The new aqueous brine solution used by the University is 23 percent salt and 77 percent water. Since the salt is completely suspended, the mixture looks like regular water. Cournoyer noted that the salt brine solution acts “instantaneously.”

When applied to roads and sidewalks, a very fine layer of salt is left behind. With a pencil nozzle for high-speed application, thin lines may be left behind on the treated surface. UMass also uses a fan nozzle, which leaves no lines behind.

“Salt brine is more efficient,” Smith explained in a phone interview with the Daily Collegian, adding that it uses less salt and is less labor intensive.

“Salt brine will last indefinitely as long as it’s not exposed to rain or other precipitation,” Smith added. Unlike rock salt, salt brine doesn’t blow off the roads and only needs to be reapplied once plowing starts.

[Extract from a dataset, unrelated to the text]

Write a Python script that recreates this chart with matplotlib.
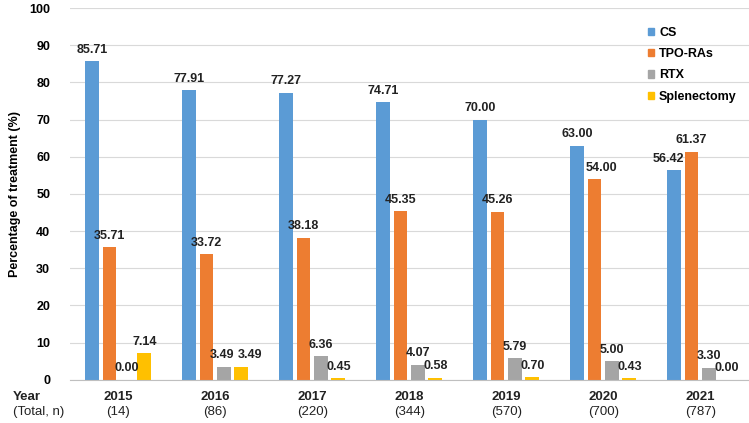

Environmentally, salt brine can cut the application rate of salt “in half,” Smith said. The application rate of an anti-icing agent can range from 30 to 60 gallons per mile, Smith said. In 60 gallons of salt brine, there are only 136 pounds of salt, which is half the amount of salt used compared to a rock salt application.

The department will continue to use granular application for the foreseeable future as treatment in the aftermath of weather events. However, with less snow and ice bonding to road surfaces initially, less granular salt is needed during cleanup. When asked about future developments in the use of salt brine, Cournoyer said the department is hoping to use less sodium and develop a more controlled application.

“Every time we hear somebody fell and got hurt, we feel really badly,” Cournoyer said.  “Our main concern is safety to the students.”